ヨーロッパに殺到するシリアやリビアからの難民の姿を見て思ったのは、70年前に日本人も満洲や朝鮮から引き揚げてきたということ。着の身着のまま大きな荷物を持って子供を連れ、途中で命を落とす人も多いのも似ている。軍に撃たれ、悪辣な人間に騙される人もいる。
ただ、自国から他国への脱出と、外国から故国への帰還であることとの違いはある。
思ったのは、今の難民を世界は受けいれ保護しようとしていることだ。
引き揚げの苦難の道を、世界のジャーナリストの誰が取材し、その実状を世界に知らせただろうか。ソ連、北朝鮮、中共など共産圏諸国に取り残された人々は鉄のカーテンの陰に隠されてしまったのだろう。一部収容所は宣伝のために公開されたが。
まあ、アジアの人間がいくら死のうが、当時の欧米人は関心を惹かれなかったのかもしれないが。

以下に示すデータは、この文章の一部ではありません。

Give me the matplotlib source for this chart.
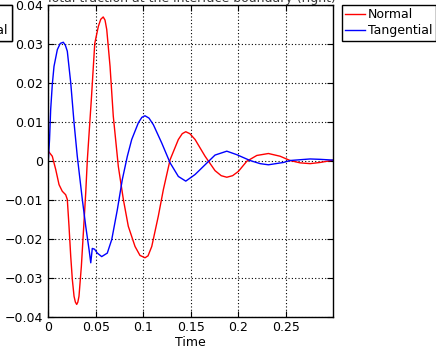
import numpy as np
import matplotlib
matplotlib.use('Agg')
import matplotlib.pyplot as plt
from matplotlib.ticker import FuncFormatter

# traction components
t_normal = [0.0, 0.0042, 0.0078, 0.0113, 0.0147, 0.0183, 0.0200, 0.0218, 0.0236,
            0.0253, 0.0271, 0.0285, 0.0299, 0.0311, 0.0323, 0.0348, 0.0369, 0.0394,
            0.0411, 0.0453, 0.0489, 0.0527, 0.0552, 0.0578, 0.0597, 0.0615, 0.0650,
            0.0684, 0.0737, 0.0790, 0.0842, 0.0913, 0.0965, 0.1018, 0.1050, 0.1089,
            0.1158, 0.1211, 0.1282, 0.1369, 0.1410, 0.1447, 0.1490, 0.1545, 0.1650,
            0.1755, 0.1820, 0.1879, 0.1940, 0.2001, 0.2089, 0.2195, 0.2317, 0.2440,
            0.2545, 0.2650, 0.2756, 0.2861, 0.3001]
normal = [0.0025, 0.0012, -0.0022, -0.0061, -0.0078, -0.0087, -0.0099, -0.0168, -0.0245,
          -0.0305, -0.0348, -0.0363, -0.0369, -0.0363, -0.0348, -0.0271, -0.0185, -0.0082,
          0.0003, 0.0158, 0.0302, 0.0346, 0.0364, 0.0370, 0.0362, 0.0338, 0.0243,
          0.0115, -0.0014, -0.0099, -0.0168, -0.0220, -0.0243, -0.0249, -0.0244, -0.0220,
          -0.0142, -0.0074, 0.0003, 0.0055, 0.0070, 0.0075, 0.0070, 0.0055, 0.0012,
          -0.0025, -0.0038, -0.0042, -0.0038, -0.0027, -0.0001, 0.0014, 0.0019, 0.0012,
          0.0001, -0.0005, -0.0007, -0.0004, 0.0002]

t_tangential = [0.0, 0.0013, 0.0025, 0.0042, 0.0060, 0.0095, 0.0126, 0.0158, 0.0180,
                0.0200, 0.0236, 0.0271, 0.0305, 0.0358, 0.0394, 0.0429, 0.0447, 0.0463,
                0.0487, 0.0516, 0.0562, 0.0621, 0.0668, 0.0727, 0.0779, 0.0832, 0.0878,
                0.0948, 0.0985, 0.1018, 0.1060, 0.1106, 0.1194, 0.1282, 0.1369, 0.1447,
                0.1545, 0.1650, 0.1755, 0.1879, 0.1984, 0.2124, 0.2229, 0.2317, 0.2475,
                0.2545, 0.2756, 0.2861, 0.3001]
tangential = [0.0, 0.0055, 0.0132, 0.0196, 0.0243, 0.0286, 0.0302, 0.0305, 0.0297,
              0.0282, 0.0201, 0.0098, 0.0012, -0.0099, -0.0168, -0.0228, -0.0262, -0.0225,
              -0.0227, -0.0237, -0.0246, -0.0237, -0.0202, -0.0125, -0.0048, 0.0012, 0.0055,
              0.0098, 0.0112, 0.0116, 0.0110, 0.0093, 0.0046, -0.0005, -0.0040, -0.0052,
              -0.0035, -0.0010, 0.0015, 0.0025, 0.0016, 0.0001, -0.0007, -0.0010, -0.0004,
              0.0001, 0.0005, 0.0004, 0.0002]

x_ticks = [0, 0.05, 0.1, 0.15, 0.2, 0.25]
y_ticks = [-0.04, -0.03, -0.02, -0.01, 0, 0.01, 0.02, 0.03, 0.04]

plt.rcParams['font.family'] = 'DejaVu Sans'
plt.rcParams['font.size'] = 9

W, H = 436, 349
fig = plt.figure(figsize=(W / 100, H / 100), dpi=100)
ax = fig.add_axes([48.3 / W, 1 - 316.5 / H, 285 / W, 311.2 / H])

ax.plot(t_normal, normal, color='#ff0000', lw=1, label='Normal')
ax.plot(t_tangential, tangential, color='#0000ff', lw=1, label='Tangential')

ax.set_xlim(0, 0.3)
ax.set_ylim(-0.04, 0.04)
ax.set_xticks(x_ticks)
ax.set_yticks(y_ticks)
fmt = FuncFormatter(lambda v, p: ('%g' % round(v, 4)).replace('-', '\u2212'))
ax.xaxis.set_major_formatter(fmt)
ax.yaxis.set_major_formatter(fmt)
ax.tick_params(direction='in', top=True, right=True, length=4, width=0.8, pad=3.5,
               labelsize=9)
ax.grid(True, color='black', linestyle=(0, (1, 2)), linewidth=0.8)
for s in ax.spines.values():
    s.set_linewidth(1.0)
ax.set_xlabel('Time', fontsize=9, labelpad=1)

# title mostly cut off by the top edge of the picture
fig.text(190.8 / W, 1 - 2.0 / H, 'Total traction at the interface boundary (right)',
         ha='center', va='baseline', fontsize=9, color='#333333')

leg_kw = dict(frameon=True, fancybox=False, framealpha=1, edgecolor='black',
              borderpad=0.3, labelspacing=0.2, handlelength=1.6, handletextpad=0.2,
              borderaxespad=0, fontsize=9)
h, l = ax.get_legend_handles_labels()
leg = fig.legend(h, l, loc='upper left', bbox_to_anchor=(341.7 / W, 1 - 4.7 / H), **leg_kw)
leg.get_frame().set_linewidth(1.0)
# second copy of the legend, pushed off the left edge
leg2 = ax.legend(h, l, loc='upper right', bbox_to_anchor=(11.7 / W, 1 - 4.7 / H),
                 bbox_transform=fig.transFigure, **leg_kw)
leg2.get_frame().set_linewidth(1.0)
fig.add_artist(leg2)

fig.savefig('out.png', dpi=100)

今、国外に避難している人々はまだいいのかもしれない。金を払って船に乗り、地中海を渡ることの出来ない人達も多いのだろう。いつ爆撃、砲撃にあうかもしれない恐怖。女性子供も兵士にならざるを得なかったり、暴行略奪の被害者になる恐怖と飢えの中でどうすることもできずにいる人々。
シリアなんかもう誰と誰が戦っているのかよく分からないくらいに混乱している。一時は反政府勢力がアサド政権を倒すかに見えたが、ロシアの後押しのせいか、まだ生き延びている。隣国トルコも、ISと戦ったり、ISと戦っているクルドを攻撃したり、なんだかよく分からない。国民も、そりゃ逃げ出せるものなら逃げ出したくなるであろう。
こうした失敗国家、崩壊した国家、亡国を立て直すのは容易なことではない。カンボジアは毛沢東主義に影響されたクメールルージュの支配下で知識人のほとんどを殺戮した。大人を子供に殺させた。今、その世代が断絶しているため、伝統文化の継承、国家再建のための人材も不足している。
ユダヤ人は世界に分散しながら、自分たちの言語、宗教、文化を維持し、シオニズム運動の結果、中東に自分たちの国家を「再建」した。それはすごいことだと思うが、彼らはその反動か、力ずくでアラブの国々の領土を侵食している。